Pedro Marques Lopes – Diário de Notícias, opinião
1-Sob o alto patrocínio do Presidente da República os partidos estiveram toda a semana a brincar com os portugueses.
Basta uma breve leitura dos documentos que o PS e o PSD publicaram nos seus sites para perceber que, das duas uma: ou aqueles documentos não são os que levaram às negociações e estão a mentir aos portugueses ao dizer que foram ou, de facto, aquelas propostas são mesmo as que levaram e não se justificava nem um minuto de conversações... quanto mais uma semana.
Os dirigentes do PS levaram a moção de estratégia de Seguro ao Congresso, sem sequer terem tido o cuidado de tirar as partes mais evidentes - como aquela que dizia que o PS queria uma maioria absoluta... E os do PSD queriam que o PS apoiasse todas as propostas do PSD comprometendo-se até a aprovar medidas de substituição na eventualidade de o Tribunal Constitucional chumbar as do Governo...
Será que o Presidente da República estava a pensar que isto podia acontecer quando, na comunicação em que pediu um acordo, disse que "se o compromisso não for alcançado, os portugueses irão tirar as suas ilações quanto aos agentes políticos que os governam ou aspiram a ser Governo" ? Ou seja, será que o Presidente da República pensa que esta perda de tempo foi necessária para todos sabermos que Passos, Portas e Seguro estão a mais?

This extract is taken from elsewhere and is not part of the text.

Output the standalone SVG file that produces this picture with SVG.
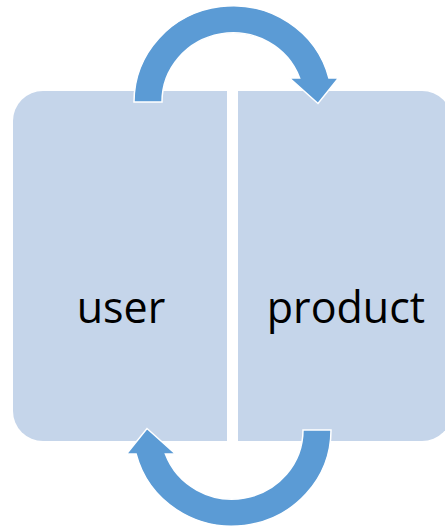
<svg xmlns="http://www.w3.org/2000/svg" xmlns:xlink="http://www.w3.org/1999/xlink" width="445" height="527" viewBox="0 0 445 527">
  <style>
    .box { fill: #C5D5EA; }
    .label { font-family: "Open Sans", "Noto Sans", "Liberation Sans", sans-serif; font-size: 43px; fill: #000000; text-anchor: middle; }
    .arrow { fill: #5B9BD5; stroke: #FFFFFF; stroke-width: 1.5; stroke-linejoin: miter; }
  </style>
  <defs>
    <path id="circArrow" d="M134,102 A99,96 0 0 1 328.9,78 L338.5,78 L318,103.5 L289.5,78 L299.6,78 A71,69 0 0 0 162,102 Z"/>
  </defs>
  <rect width="445" height="527" fill="#FFFFFF"/>
  <g id="user">
    <path class="box" d="M43,91 L227,91 L227,441 L43,441 A30,30 0 0 1 13,411 L13,121 A30,30 0 0 1 43,91 Z"/>
    <text class="label" x="121" y="323">user</text>
  </g>
  <g id="product">
    <path class="box" d="M238,91 L422,91 A30,30 0 0 1 452,121 L452,411 A30,30 0 0 1 422,441 L238,441 Z"/>
    <text class="label" x="346" y="323">product</text>
  </g>
  <g id="connectors">
    <use xlink:href="#circArrow" class="arrow"/>
    <use xlink:href="#circArrow" class="arrow" transform="rotate(180 232.5 266)"/>
  </g>
</svg>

Talvez Cavaco tivesse querido provar a incompetência dos responsáveis partidários, mas que solução tem agora para nós? É que não passa pela cabeça de ninguém que aceite uma remodelação feita por gente em que não confia e a quem não reconhece credibilidade; a tal remodelação que faz com que o CDS governe o país com 12% dos votos.
Por outro lado, marcando eleições, serão muito provavelmente Seguro, Portas e Passos os candidatos, os tais que incita os portugueses a julgar, nas implícitas palavras de Cavaco, muito negativamente.
O Presidente da República meteu-se, e meteu-nos, num jogo muito perigoso ao mandar-nos julgar os políticos em função do resultado dum acordo que sabia ser impossível. Será que queria provar que é ele o único político digno de credibilidade?
Mas ao dizer o que disse queria também dizer-nos que temos de mudar de protagonistas políticos, e para isso acontecer só há uma solução: eleições.
2-"O país precisa de quem não acalente a fantasia de uma súbita e perpétua vontade de o Norte da Europa passar a pagar as nossas dívidas provavelmente para sempre", disse o primeiro-ministro de Portugal.
Digamos que estas palavras proferidas na Assembleia da República e repetidas no Conselho Nacional do PSD já indicavam que as negociações estavam condenadas. Mas isso seria o menos. O que esta afirmação indica é uma profunda ignorância sobre as causas da crise europeia e da portuguesa, exibe que Passos Coelho é uma espécie de porta-voz da tese que defende que os portugueses são uns preguiçosos que vivem à custa dos trabalhadores do Norte da Europa, mostra um fundamentalismo ideológico capaz de fazer corar a sra. Merkl, reproduz a vergonhosa conversa do viver acima das possibilidades.
Bastavam estas palavras para percebermos que Passos Coelho não pode continuar como primeiro-ministro de Portugal.
Cavaco Silva podia até colaborar com a fantochada em curso, a que tenta fazer esquecer que a crise politica é da exclusiva responsabilidade de Passos e Portas. Cavaco Silva podia até fingir que se esquecia do dia em que deu posse a uma ministra dum governo em decomposição e da demissão dum ministro de Estado por incompatibilidades insanáveis com o seu líder. Cavaco Silva podia até assobiar para o lado e achar que nós não sabemos que este Governo é politicamente incapaz de apresentar o próximo Orçamento, de fazer qualquer tipo de reforma digna desse nome. Cavaco Silva podia ignorar a carta de Vítor Gaspar, a irrevogabilidade de Portas, TSU, chumbos no Tribunal Constitucional e todas as trapalhadas e incompetências. Não pode é deixar em funções alguém que acha que somos um bando de preguiçosos e que temos vivido à custa dos "sacrificados" do Norte. Quem não percebe a origem dos problemas nunca será capaz de os resolver.
3-Seguro, em vez de anunciar simplesmente as razões da falta de entendimento, fez uma série de promessas que, na actual conjuntura e num futuro próximo, não vai poder cumprir se for para o Governo. Foi assim que Passos Coelho começou a perder toda a credibilidade. Foi assim que os políticos perderam a confiança dos portugueses.